▶ [TASK INPUT]
★ ★ ★ ★ ★

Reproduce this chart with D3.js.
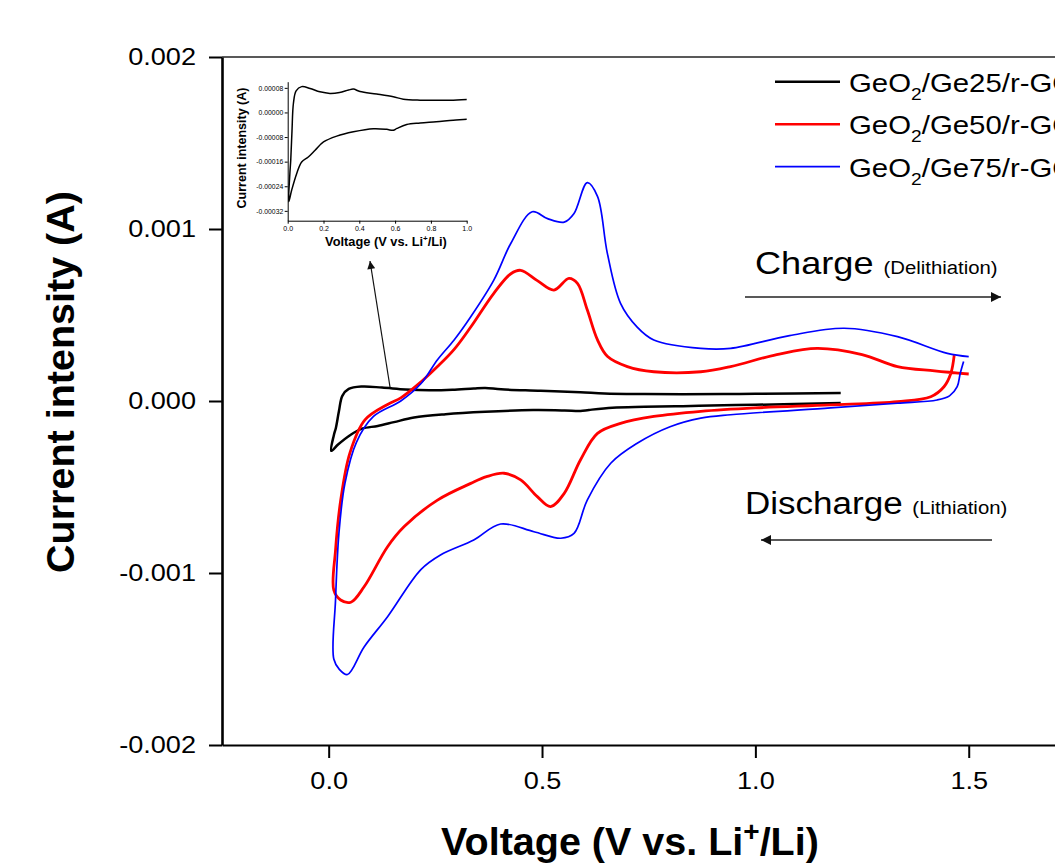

★ ★ ★ ★ ★

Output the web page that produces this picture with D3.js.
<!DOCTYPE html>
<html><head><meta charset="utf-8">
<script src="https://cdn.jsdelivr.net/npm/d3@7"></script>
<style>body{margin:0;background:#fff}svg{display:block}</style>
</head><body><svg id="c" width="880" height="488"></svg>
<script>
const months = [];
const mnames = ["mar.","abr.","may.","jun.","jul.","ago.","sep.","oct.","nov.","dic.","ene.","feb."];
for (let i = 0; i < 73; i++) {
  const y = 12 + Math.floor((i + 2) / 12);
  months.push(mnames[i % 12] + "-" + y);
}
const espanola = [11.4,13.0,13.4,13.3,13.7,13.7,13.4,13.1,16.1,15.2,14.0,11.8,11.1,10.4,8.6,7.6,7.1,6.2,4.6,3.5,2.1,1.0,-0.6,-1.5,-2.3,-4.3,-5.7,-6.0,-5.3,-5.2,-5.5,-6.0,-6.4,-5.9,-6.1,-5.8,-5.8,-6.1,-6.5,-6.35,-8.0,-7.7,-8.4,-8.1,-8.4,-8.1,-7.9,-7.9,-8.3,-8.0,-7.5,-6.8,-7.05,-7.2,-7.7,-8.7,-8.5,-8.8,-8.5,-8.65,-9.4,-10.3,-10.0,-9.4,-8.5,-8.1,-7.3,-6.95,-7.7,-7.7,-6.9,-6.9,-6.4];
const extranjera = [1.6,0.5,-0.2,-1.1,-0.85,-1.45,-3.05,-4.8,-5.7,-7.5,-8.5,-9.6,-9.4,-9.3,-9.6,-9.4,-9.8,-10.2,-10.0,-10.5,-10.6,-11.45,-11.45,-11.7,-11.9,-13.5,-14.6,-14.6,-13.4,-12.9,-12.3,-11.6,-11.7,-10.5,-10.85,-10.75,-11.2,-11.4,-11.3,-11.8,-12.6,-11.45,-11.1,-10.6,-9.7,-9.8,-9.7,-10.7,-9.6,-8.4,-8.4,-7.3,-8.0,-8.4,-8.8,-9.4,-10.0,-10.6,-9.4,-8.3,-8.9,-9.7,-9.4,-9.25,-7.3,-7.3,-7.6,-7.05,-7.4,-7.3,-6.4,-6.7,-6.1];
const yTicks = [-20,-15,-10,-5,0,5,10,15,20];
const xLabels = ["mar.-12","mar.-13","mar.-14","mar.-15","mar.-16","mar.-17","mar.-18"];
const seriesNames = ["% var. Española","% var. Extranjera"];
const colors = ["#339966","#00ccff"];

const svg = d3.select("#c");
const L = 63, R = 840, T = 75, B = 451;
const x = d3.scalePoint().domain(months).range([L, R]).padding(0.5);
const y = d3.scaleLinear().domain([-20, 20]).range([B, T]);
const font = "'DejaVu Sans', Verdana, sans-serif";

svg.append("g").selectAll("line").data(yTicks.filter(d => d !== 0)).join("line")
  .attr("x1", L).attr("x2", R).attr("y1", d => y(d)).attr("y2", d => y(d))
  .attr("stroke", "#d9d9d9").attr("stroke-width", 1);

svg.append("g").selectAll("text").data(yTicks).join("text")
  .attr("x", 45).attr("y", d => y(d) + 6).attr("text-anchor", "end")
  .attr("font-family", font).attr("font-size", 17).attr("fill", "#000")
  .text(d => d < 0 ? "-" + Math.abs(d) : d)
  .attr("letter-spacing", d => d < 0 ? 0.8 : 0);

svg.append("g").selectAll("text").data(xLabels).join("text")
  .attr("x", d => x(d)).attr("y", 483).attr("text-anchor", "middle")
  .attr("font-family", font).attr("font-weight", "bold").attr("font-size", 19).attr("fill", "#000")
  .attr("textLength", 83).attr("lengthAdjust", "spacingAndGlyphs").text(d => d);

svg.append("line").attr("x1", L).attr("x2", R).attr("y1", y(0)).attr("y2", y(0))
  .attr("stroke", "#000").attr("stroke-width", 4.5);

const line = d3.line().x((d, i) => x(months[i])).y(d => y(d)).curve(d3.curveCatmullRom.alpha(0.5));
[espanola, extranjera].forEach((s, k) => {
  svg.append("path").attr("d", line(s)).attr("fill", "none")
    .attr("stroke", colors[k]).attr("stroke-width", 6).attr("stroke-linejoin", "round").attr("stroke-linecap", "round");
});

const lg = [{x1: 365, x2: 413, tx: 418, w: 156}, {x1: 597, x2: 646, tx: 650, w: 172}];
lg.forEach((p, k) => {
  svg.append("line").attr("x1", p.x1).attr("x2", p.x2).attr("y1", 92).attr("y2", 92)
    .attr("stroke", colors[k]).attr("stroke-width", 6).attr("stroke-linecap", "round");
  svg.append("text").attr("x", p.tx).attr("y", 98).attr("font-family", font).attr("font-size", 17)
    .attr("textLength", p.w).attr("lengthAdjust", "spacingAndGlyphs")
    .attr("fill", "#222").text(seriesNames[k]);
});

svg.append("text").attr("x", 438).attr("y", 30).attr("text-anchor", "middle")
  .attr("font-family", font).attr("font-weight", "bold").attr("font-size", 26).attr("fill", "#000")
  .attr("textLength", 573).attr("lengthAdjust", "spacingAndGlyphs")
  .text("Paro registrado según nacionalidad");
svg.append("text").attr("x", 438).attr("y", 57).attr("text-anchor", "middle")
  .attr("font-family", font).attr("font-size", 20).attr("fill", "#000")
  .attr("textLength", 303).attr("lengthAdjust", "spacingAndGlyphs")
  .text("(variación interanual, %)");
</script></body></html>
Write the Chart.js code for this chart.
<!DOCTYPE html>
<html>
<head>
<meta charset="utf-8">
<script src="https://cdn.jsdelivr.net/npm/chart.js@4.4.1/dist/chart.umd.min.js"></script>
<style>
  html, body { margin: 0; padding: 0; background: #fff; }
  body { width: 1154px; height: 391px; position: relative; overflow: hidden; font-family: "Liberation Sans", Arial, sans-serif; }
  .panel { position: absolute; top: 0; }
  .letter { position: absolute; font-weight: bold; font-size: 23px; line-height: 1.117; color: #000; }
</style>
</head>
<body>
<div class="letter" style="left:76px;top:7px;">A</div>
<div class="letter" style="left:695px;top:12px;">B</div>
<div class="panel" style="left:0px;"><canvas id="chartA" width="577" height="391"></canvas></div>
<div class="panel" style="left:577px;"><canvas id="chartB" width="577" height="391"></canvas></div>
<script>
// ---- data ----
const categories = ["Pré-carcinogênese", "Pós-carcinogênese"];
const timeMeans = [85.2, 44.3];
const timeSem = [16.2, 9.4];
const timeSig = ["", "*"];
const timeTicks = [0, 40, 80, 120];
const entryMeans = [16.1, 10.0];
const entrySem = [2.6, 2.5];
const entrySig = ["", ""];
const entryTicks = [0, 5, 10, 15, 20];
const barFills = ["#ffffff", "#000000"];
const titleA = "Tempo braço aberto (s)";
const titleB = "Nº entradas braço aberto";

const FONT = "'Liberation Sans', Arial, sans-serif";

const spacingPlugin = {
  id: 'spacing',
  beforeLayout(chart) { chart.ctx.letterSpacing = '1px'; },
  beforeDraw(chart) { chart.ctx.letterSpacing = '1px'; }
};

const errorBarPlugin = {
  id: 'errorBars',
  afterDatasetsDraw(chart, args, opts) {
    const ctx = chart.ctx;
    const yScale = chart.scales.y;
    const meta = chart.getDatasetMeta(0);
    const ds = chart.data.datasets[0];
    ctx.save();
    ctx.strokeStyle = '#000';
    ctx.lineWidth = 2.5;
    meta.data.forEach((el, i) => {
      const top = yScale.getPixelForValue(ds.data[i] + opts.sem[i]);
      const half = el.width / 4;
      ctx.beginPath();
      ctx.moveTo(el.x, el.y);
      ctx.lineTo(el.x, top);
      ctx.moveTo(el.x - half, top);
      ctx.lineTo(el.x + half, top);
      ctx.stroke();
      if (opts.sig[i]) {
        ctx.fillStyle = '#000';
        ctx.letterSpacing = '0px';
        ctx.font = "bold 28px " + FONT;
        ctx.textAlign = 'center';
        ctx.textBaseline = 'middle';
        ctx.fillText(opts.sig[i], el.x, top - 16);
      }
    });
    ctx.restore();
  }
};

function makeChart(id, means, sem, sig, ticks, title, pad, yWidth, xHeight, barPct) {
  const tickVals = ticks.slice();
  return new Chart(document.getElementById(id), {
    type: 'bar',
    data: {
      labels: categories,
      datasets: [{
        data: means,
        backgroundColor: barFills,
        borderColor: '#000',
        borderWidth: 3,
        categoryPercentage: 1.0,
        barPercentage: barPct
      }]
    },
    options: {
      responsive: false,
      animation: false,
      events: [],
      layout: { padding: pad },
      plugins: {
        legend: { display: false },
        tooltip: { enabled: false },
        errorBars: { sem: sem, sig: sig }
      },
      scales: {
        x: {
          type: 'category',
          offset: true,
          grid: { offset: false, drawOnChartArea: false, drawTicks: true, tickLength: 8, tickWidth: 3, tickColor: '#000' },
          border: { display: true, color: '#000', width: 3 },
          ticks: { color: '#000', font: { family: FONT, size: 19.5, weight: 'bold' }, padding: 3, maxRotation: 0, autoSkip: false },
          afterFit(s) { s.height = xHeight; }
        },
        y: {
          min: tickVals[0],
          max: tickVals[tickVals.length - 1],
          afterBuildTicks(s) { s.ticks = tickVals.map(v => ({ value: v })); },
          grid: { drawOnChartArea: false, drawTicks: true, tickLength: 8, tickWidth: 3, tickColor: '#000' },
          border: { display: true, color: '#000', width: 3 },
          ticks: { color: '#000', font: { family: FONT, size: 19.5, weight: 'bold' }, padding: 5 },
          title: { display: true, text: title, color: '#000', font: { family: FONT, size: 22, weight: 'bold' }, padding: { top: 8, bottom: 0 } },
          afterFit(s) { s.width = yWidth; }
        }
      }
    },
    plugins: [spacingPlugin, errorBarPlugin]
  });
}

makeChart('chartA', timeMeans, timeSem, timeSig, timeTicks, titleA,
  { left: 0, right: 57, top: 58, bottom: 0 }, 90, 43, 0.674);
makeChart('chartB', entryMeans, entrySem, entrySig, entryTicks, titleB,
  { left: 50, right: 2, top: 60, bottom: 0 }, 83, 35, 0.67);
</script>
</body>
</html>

★ ★ ★ ★ ★

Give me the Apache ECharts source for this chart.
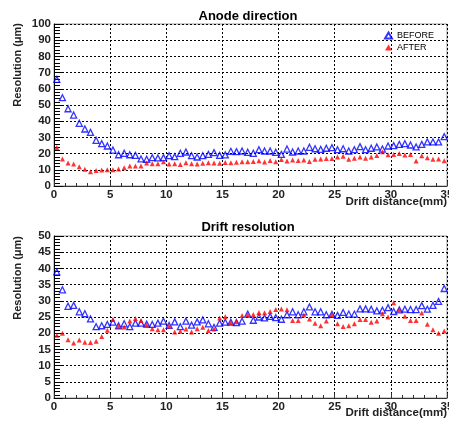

★ ★ ★ ★ ★

▶ [EXERCISE BRIEF]
Exact duplication is required for the lines above, from the line that contains "Output the web" to the line that contains "d < 0 ? 0.8 : 0);", inclusive; omit all others.

▶ [ANSWER TO THIS PROBLEM]
Output the web page that produces this picture with D3.js.
<!DOCTYPE html>
<html><head><meta charset="utf-8">
<script src="https://cdn.jsdelivr.net/npm/d3@7"></script>
<style>body{margin:0;background:#fff}svg{display:block}</style>
</head><body><svg id="c" width="880" height="488"></svg>
<script>
const months = [];
const mnames = ["mar.","abr.","may.","jun.","jul.","ago.","sep.","oct.","nov.","dic.","ene.","feb."];
for (let i = 0; i < 73; i++) {
  const y = 12 + Math.floor((i + 2) / 12);
  months.push(mnames[i % 12] + "-" + y);
}
const espanola = [11.4,13.0,13.4,13.3,13.7,13.7,13.4,13.1,16.1,15.2,14.0,11.8,11.1,10.4,8.6,7.6,7.1,6.2,4.6,3.5,2.1,1.0,-0.6,-1.5,-2.3,-4.3,-5.7,-6.0,-5.3,-5.2,-5.5,-6.0,-6.4,-5.9,-6.1,-5.8,-5.8,-6.1,-6.5,-6.35,-8.0,-7.7,-8.4,-8.1,-8.4,-8.1,-7.9,-7.9,-8.3,-8.0,-7.5,-6.8,-7.05,-7.2,-7.7,-8.7,-8.5,-8.8,-8.5,-8.65,-9.4,-10.3,-10.0,-9.4,-8.5,-8.1,-7.3,-6.95,-7.7,-7.7,-6.9,-6.9,-6.4];
const extranjera = [1.6,0.5,-0.2,-1.1,-0.85,-1.45,-3.05,-4.8,-5.7,-7.5,-8.5,-9.6,-9.4,-9.3,-9.6,-9.4,-9.8,-10.2,-10.0,-10.5,-10.6,-11.45,-11.45,-11.7,-11.9,-13.5,-14.6,-14.6,-13.4,-12.9,-12.3,-11.6,-11.7,-10.5,-10.85,-10.75,-11.2,-11.4,-11.3,-11.8,-12.6,-11.45,-11.1,-10.6,-9.7,-9.8,-9.7,-10.7,-9.6,-8.4,-8.4,-7.3,-8.0,-8.4,-8.8,-9.4,-10.0,-10.6,-9.4,-8.3,-8.9,-9.7,-9.4,-9.25,-7.3,-7.3,-7.6,-7.05,-7.4,-7.3,-6.4,-6.7,-6.1];
const yTicks = [-20,-15,-10,-5,0,5,10,15,20];
const xLabels = ["mar.-12","mar.-13","mar.-14","mar.-15","mar.-16","mar.-17","mar.-18"];
const seriesNames = ["% var. Española","% var. Extranjera"];
const colors = ["#339966","#00ccff"];

const svg = d3.select("#c");
const L = 63, R = 840, T = 75, B = 451;
const x = d3.scalePoint().domain(months).range([L, R]).padding(0.5);
const y = d3.scaleLinear().domain([-20, 20]).range([B, T]);
const font = "'DejaVu Sans', Verdana, sans-serif";

svg.append("g").selectAll("line").data(yTicks.filter(d => d !== 0)).join("line")
  .attr("x1", L).attr("x2", R).attr("y1", d => y(d)).attr("y2", d => y(d))
  .attr("stroke", "#d9d9d9").attr("stroke-width", 1);

svg.append("g").selectAll("text").data(yTicks).join("text")
  .attr("x", 45).attr("y", d => y(d) + 6).attr("text-anchor", "end")
  .attr("font-family", font).attr("font-size", 17).attr("fill", "#000")
  .text(d => d < 0 ? "-" + Math.abs(d) : d)
  .attr("letter-spacing", d => d < 0 ? 0.8 : 0);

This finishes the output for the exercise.